* Start EXTRACTED RECORDS *

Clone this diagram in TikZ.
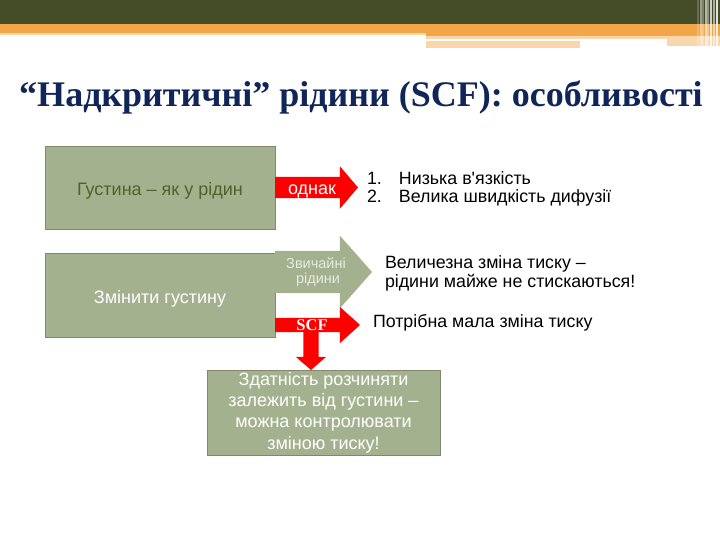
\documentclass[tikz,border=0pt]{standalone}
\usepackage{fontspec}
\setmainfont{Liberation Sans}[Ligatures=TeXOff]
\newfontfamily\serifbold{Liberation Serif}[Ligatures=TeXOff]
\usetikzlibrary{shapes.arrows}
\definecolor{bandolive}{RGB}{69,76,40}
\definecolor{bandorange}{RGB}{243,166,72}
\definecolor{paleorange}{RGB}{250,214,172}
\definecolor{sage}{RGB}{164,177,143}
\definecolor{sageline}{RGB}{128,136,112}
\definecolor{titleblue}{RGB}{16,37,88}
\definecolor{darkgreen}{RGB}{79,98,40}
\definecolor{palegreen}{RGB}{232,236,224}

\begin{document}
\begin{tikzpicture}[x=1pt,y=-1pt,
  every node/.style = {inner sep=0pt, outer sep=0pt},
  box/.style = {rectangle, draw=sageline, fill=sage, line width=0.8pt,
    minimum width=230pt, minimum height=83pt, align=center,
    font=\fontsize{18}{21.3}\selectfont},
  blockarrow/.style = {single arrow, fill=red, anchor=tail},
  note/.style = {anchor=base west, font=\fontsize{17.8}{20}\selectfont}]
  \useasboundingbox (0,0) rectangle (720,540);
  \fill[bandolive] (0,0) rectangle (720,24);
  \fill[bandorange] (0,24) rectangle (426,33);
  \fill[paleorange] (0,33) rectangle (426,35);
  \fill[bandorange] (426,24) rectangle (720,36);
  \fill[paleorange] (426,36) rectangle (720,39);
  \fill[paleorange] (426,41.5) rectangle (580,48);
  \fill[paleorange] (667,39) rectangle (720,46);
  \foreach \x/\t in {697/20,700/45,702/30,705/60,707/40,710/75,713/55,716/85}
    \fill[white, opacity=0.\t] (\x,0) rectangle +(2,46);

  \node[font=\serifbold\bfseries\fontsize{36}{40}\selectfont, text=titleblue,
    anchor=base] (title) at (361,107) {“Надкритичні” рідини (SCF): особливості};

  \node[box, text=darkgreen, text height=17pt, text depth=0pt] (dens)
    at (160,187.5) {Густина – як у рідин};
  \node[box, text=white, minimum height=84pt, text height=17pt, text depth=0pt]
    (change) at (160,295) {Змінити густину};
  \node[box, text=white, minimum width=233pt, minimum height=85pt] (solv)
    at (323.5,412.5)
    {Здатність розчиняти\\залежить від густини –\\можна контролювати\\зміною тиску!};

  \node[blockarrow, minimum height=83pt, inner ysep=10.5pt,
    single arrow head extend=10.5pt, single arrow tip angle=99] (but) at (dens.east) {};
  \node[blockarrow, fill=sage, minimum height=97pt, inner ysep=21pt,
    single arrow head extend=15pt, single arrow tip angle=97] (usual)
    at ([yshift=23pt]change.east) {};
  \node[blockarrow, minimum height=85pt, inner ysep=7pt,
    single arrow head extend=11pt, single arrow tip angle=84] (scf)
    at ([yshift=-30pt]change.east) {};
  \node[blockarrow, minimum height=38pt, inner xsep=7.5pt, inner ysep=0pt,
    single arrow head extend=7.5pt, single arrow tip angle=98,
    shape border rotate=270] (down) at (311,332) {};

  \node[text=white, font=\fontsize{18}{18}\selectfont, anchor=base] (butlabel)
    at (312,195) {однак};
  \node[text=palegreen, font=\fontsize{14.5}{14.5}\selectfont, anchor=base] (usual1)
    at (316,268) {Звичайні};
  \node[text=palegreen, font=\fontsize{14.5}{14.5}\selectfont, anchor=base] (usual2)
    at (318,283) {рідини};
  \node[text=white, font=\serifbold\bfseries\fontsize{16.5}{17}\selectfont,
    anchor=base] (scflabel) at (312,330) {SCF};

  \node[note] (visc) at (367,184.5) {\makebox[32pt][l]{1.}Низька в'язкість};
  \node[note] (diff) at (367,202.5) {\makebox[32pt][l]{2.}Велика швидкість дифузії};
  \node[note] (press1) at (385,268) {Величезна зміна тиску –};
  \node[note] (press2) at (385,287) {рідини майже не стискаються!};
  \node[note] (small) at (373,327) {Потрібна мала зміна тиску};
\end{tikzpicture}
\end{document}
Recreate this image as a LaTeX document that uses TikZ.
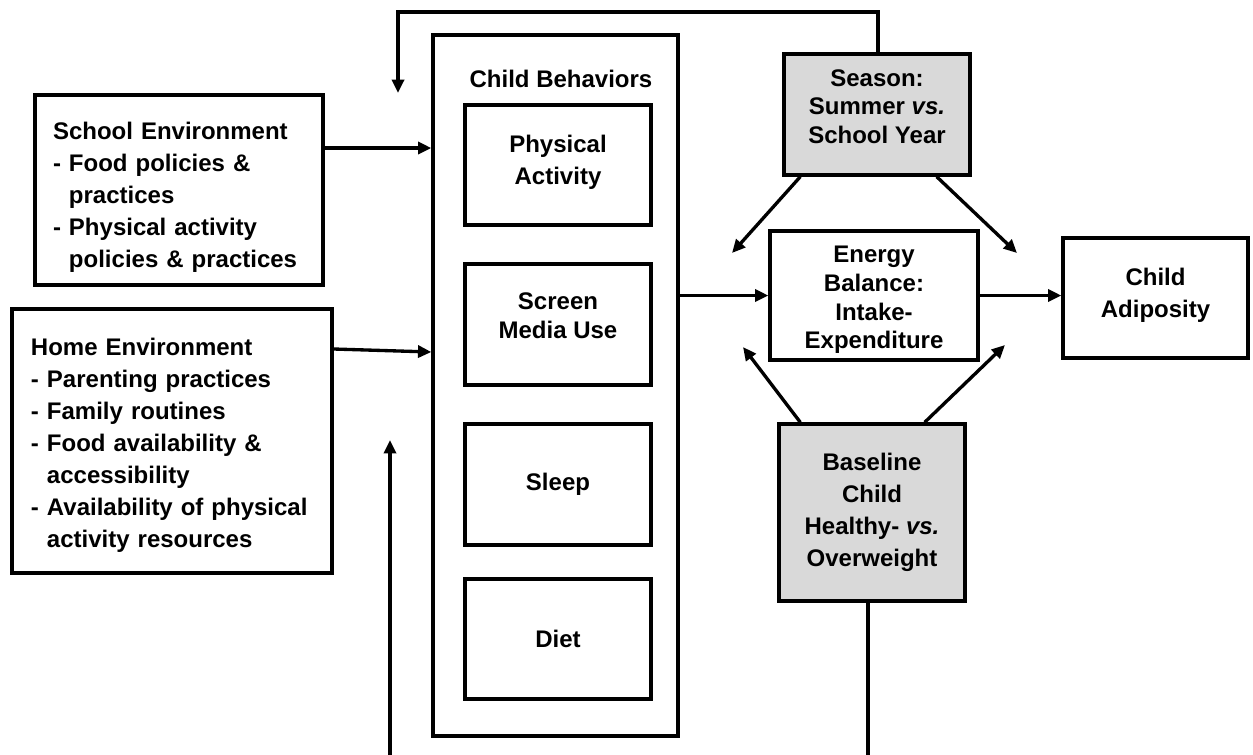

* End EXTRACTED RECORDS *

Transcribe all of the records above character for character. Exclude the pictures.

Clone this diagram in TikZ.
\documentclass[tikz,border=0pt]{standalone}
\usepackage{fontspec}
\setmainfont{Liberation Sans}[Ligatures=TeXOff]
\newfontfamily\serifbold{Liberation Serif}[Ligatures=TeXOff]
\usetikzlibrary{shapes.arrows}
\definecolor{bandolive}{RGB}{69,76,40}
\definecolor{bandorange}{RGB}{243,166,72}
\definecolor{paleorange}{RGB}{250,214,172}
\definecolor{sage}{RGB}{164,177,143}
\definecolor{sageline}{RGB}{128,136,112}
\definecolor{titleblue}{RGB}{16,37,88}
\definecolor{darkgreen}{RGB}{79,98,40}
\definecolor{palegreen}{RGB}{232,236,224}

\begin{document}
\begin{tikzpicture}[x=1pt,y=-1pt,
  every node/.style = {inner sep=0pt, outer sep=0pt},
  box/.style = {rectangle, draw=sageline, fill=sage, line width=0.8pt,
    minimum width=230pt, minimum height=83pt, align=center,
    font=\fontsize{18}{21.3}\selectfont},
  blockarrow/.style = {single arrow, fill=red, anchor=tail},
  note/.style = {anchor=base west, font=\fontsize{17.8}{20}\selectfont}]
  \useasboundingbox (0,0) rectangle (720,540);
  \fill[bandolive] (0,0) rectangle (720,24);
  \fill[bandorange] (0,24) rectangle (426,33);
  \fill[paleorange] (0,33) rectangle (426,35);
  \fill[bandorange] (426,24) rectangle (720,36);
  \fill[paleorange] (426,36) rectangle (720,39);
  \fill[paleorange] (426,41.5) rectangle (580,48);
  \fill[paleorange] (667,39) rectangle (720,46);
  \foreach \x/\t in {697/20,700/45,702/30,705/60,707/40,710/75,713/55,716/85}
    \fill[white, opacity=0.\t] (\x,0) rectangle +(2,46);

  \node[font=\serifbold\bfseries\fontsize{36}{40}\selectfont, text=titleblue,
    anchor=base] (title) at (361,107) {“Надкритичні” рідини (SCF): особливості};

  \node[box, text=darkgreen, text height=17pt, text depth=0pt] (dens)
    at (160,187.5) {Густина – як у рідин};
  \node[box, text=white, minimum height=84pt, text height=17pt, text depth=0pt]
    (change) at (160,295) {Змінити густину};
  \node[box, text=white, minimum width=233pt, minimum height=85pt] (solv)
    at (323.5,412.5)
    {Здатність розчиняти\\залежить від густини –\\можна контролювати\\зміною тиску!};

  \node[blockarrow, minimum height=83pt, inner ysep=10.5pt,
    single arrow head extend=10.5pt, single arrow tip angle=99] (but) at (dens.east) {};
  \node[blockarrow, fill=sage, minimum height=97pt, inner ysep=21pt,
    single arrow head extend=15pt, single arrow tip angle=97] (usual)
    at ([yshift=23pt]change.east) {};
  \node[blockarrow, minimum height=85pt, inner ysep=7pt,
    single arrow head extend=11pt, single arrow tip angle=84] (scf)
    at ([yshift=-30pt]change.east) {};
  \node[blockarrow, minimum height=38pt, inner xsep=7.5pt, inner ysep=0pt,
    single arrow head extend=7.5pt, single arrow tip angle=98,
    shape border rotate=270] (down) at (311,332) {};

  \node[text=white, font=\fontsize{18}{18}\selectfont, anchor=base] (butlabel)
    at (312,195) {однак};
  \node[text=palegreen, font=\fontsize{14.5}{14.5}\selectfont, anchor=base] (usual1)
    at (316,268) {Звичайні};
  \node[text=palegreen, font=\fontsize{14.5}{14.5}\selectfont, anchor=base] (usual2)
    at (318,283) {рідини};
  \node[text=white, font=\serifbold\bfseries\fontsize{16.5}{17}\selectfont,
    anchor=base] (scflabel) at (312,330) {SCF};

  \node[note] (visc) at (367,184.5) {\makebox[32pt][l]{1.}Низька в'язкість};
  \node[note] (diff) at (367,202.5) {\makebox[32pt][l]{2.}Велика швидкість дифузії};
  \node[note] (press1) at (385,268) {Величезна зміна тиску –};
  \node[note] (press2) at (385,287) {рідини майже не стискаються!};
  \node[note] (small) at (373,327) {Потрібна мала зміна тиску};
\end{tikzpicture}
\end{document}
Recreate this image as a LaTeX document that uses TikZ.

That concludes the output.